Is Godard's Contempt really "the greatest work of art produced in post-war Europe"? I don't know about all that, but I watched it for the first time tonight, and I can assure you that it doesn't suck.
Here's a capsule summary from Phillip Lopate's take for the Criterion Collection, which strikes me as a worthy start, if not an exhaustion of the film's possibilities.
Contempt is an ironic retelling of Homer’s Odyssey. At one point Camille wryly summarizes the Greek epic as “the story of that guy who’s always traveling.” But Paul’s restlessness is internal, making him ill at ease everywhere. In modern life, implies Godard, there is no homecoming, we remain chronically homeless, in barely furnished apartments where the red drapes never arrive. Paul’s Odysseus and Camille’s Penelope keep advancing toward and retreating from each other: never arriving at port.
But the film also resembles another Greek tale, Oedipus Rex.
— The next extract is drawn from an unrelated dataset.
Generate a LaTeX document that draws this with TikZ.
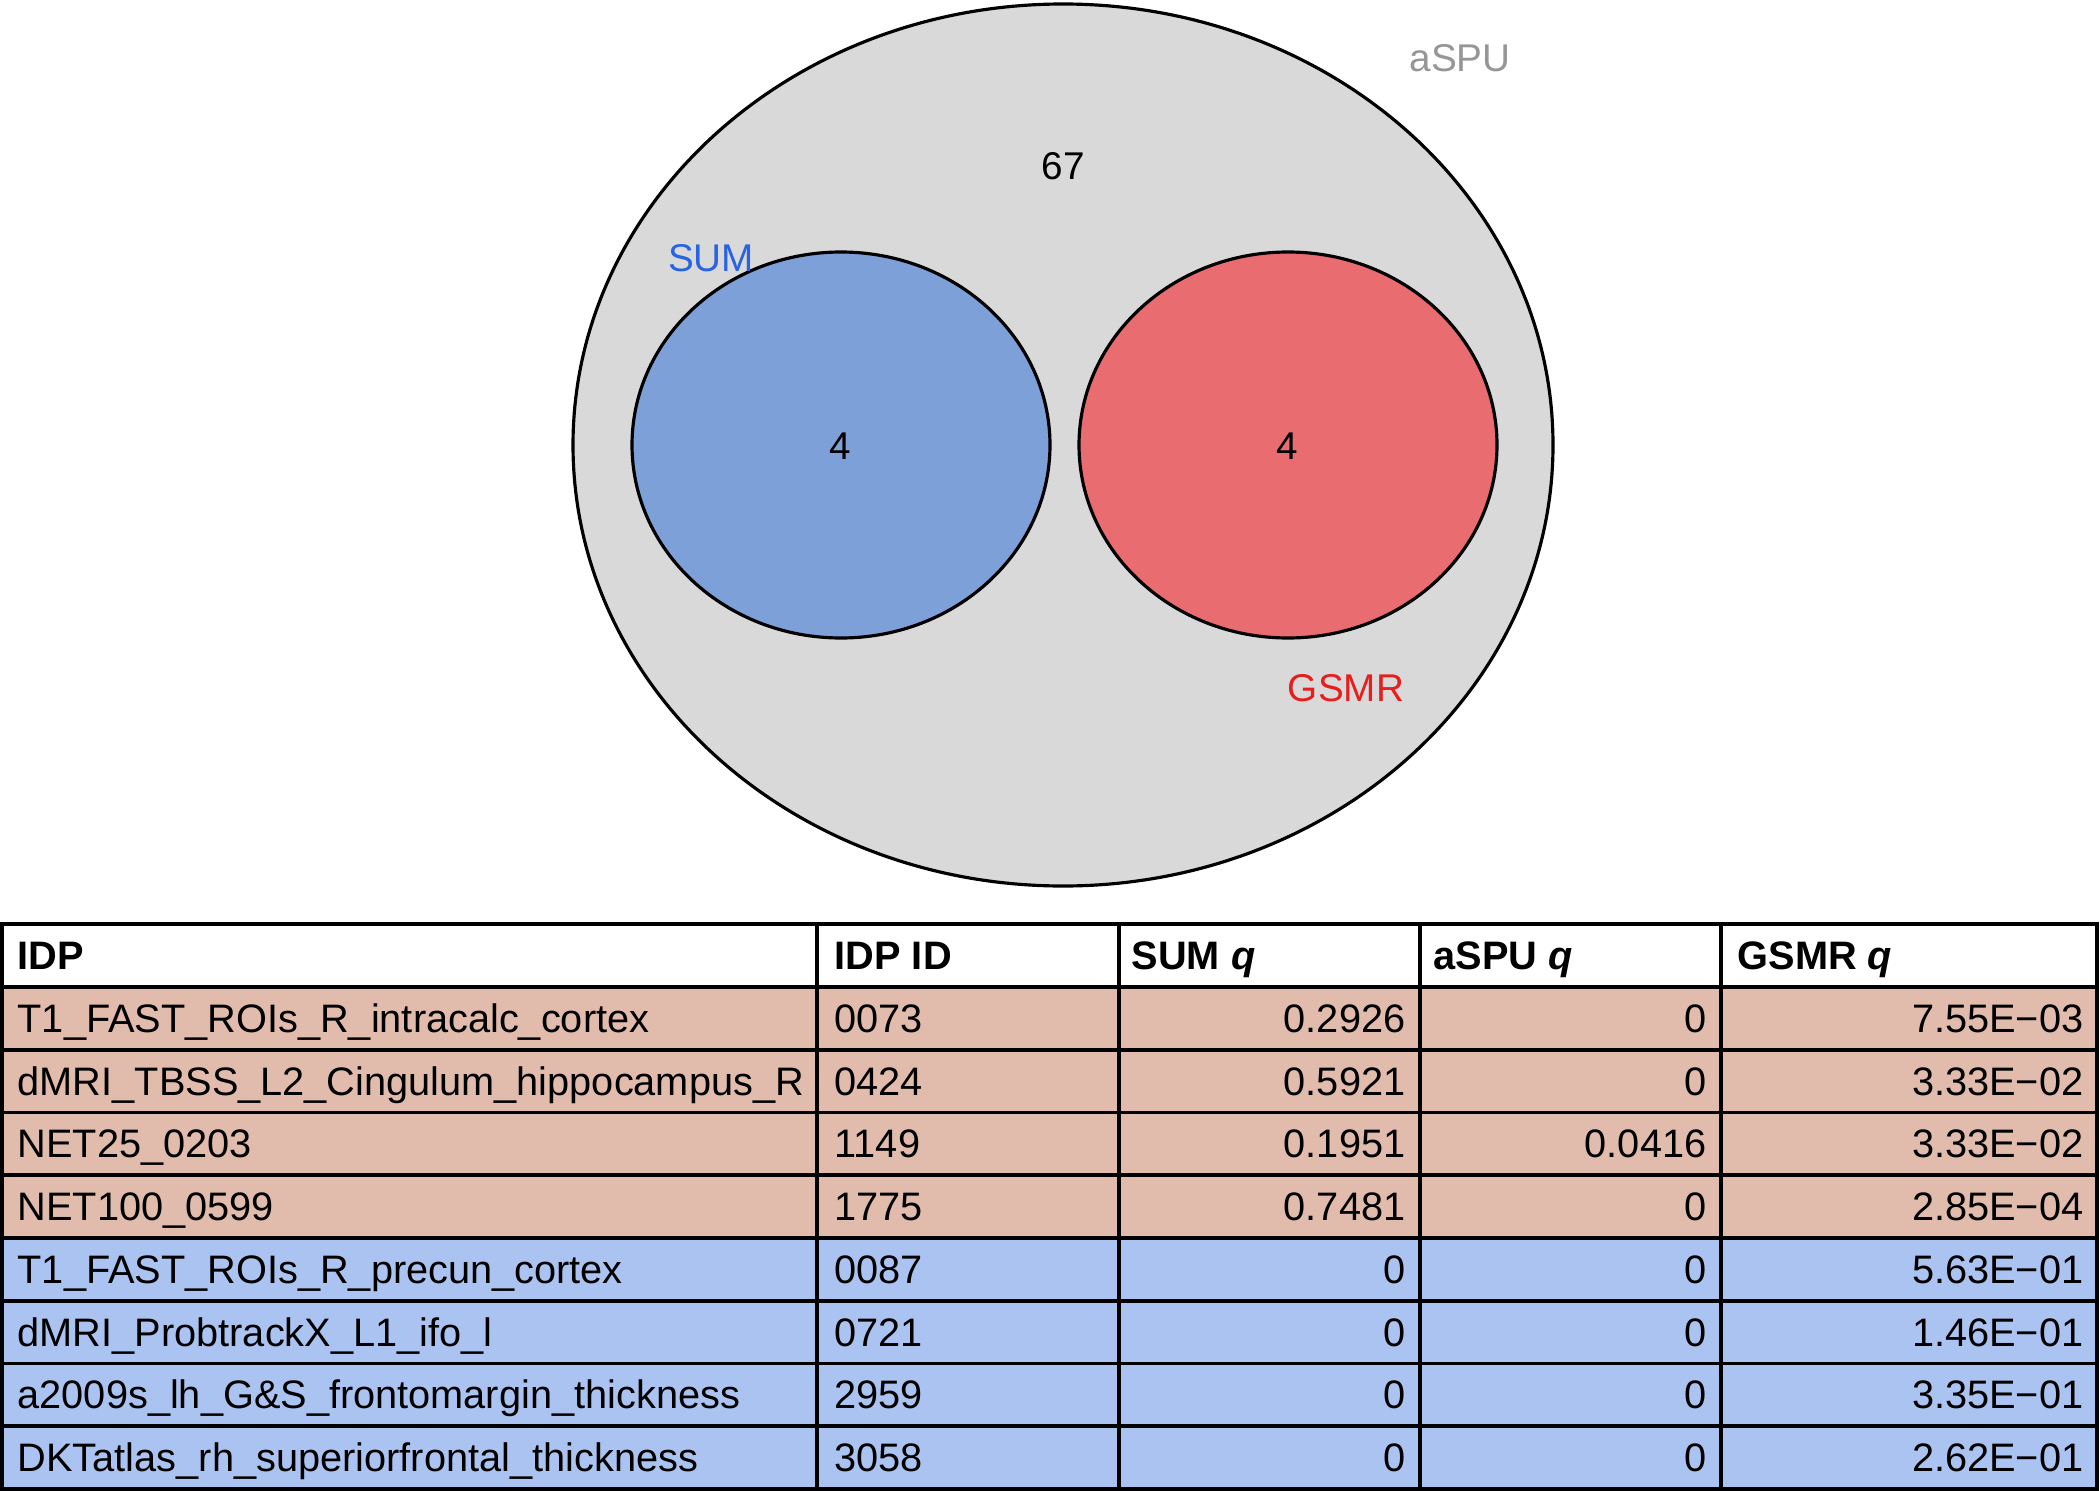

Paul is infantilely enraged at the threatened removal of the nurturing breast, and jealous of a more powerful male figure who must be battled for the woman’s love. The way he keeps pressing to uncover a truth he would be better off leaving alone is Oedipal, too. His insistent demand to know why Camille has stopped loving him (even after she denies this is the case) helps solidify a tentative role-playing on her part into an objective reality (“You’re right, I no longer love you”). Anxious for reassurance, he will nevertheless only accept negative testimony which corroborates his fears, because only the nightmare has the brutal air of truth, and only touching bottom feels real.